Take every line from the first down to the line with "from matplotlib.patches import Patch" and set it down exactly, without the pictures.

— START —

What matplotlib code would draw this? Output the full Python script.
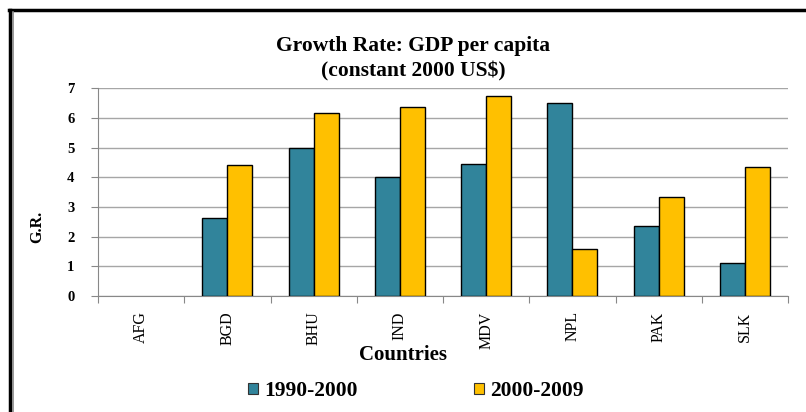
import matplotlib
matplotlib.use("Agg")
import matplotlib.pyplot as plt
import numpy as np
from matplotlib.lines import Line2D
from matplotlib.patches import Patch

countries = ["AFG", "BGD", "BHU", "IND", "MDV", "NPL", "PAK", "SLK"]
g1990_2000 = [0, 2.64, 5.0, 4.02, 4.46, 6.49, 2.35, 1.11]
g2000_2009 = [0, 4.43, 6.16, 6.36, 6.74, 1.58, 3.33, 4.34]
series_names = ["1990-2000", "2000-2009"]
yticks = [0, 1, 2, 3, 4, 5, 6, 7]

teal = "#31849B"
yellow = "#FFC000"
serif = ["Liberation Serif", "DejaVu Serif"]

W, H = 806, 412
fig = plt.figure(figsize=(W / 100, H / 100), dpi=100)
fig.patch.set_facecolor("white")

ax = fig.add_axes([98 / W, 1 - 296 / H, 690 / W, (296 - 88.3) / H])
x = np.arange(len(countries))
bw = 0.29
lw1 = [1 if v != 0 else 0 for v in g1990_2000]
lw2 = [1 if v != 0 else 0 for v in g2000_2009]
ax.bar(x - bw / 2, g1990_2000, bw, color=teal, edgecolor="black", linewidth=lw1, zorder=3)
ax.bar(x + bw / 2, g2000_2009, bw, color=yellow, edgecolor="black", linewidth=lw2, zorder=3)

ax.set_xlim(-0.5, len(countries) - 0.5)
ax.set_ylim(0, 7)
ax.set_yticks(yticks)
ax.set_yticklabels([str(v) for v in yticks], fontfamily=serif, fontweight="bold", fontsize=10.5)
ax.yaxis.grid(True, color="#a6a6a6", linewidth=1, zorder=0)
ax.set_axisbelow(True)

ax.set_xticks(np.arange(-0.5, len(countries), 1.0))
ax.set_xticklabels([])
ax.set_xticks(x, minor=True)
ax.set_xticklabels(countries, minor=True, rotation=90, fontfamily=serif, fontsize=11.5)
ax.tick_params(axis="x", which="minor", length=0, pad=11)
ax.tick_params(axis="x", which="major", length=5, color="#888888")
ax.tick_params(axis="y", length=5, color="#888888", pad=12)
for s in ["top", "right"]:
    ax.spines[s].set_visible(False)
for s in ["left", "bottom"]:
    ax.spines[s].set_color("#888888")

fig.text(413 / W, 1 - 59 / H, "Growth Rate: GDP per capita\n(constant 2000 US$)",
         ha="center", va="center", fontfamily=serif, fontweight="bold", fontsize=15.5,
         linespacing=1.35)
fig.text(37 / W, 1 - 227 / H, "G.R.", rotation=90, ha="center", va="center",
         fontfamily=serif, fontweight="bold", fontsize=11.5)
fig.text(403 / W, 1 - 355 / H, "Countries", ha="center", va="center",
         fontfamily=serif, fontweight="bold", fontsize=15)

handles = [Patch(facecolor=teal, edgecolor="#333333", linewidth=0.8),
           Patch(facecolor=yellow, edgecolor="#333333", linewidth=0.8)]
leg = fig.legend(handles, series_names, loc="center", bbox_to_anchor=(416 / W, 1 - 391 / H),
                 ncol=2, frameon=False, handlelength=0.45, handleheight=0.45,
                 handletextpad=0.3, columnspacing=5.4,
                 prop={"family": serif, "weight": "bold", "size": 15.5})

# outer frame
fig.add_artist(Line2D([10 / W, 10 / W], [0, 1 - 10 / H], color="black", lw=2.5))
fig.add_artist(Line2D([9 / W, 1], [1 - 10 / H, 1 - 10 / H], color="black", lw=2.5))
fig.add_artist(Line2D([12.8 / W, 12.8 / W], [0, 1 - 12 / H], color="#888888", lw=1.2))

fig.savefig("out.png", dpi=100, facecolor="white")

— END —

[Solution]:
What matplotlib code would draw this? Output the full Python script.
import matplotlib
matplotlib.use("Agg")
import matplotlib.pyplot as plt
import numpy as np
from matplotlib.lines import Line2D
from matplotlib.patches import Patch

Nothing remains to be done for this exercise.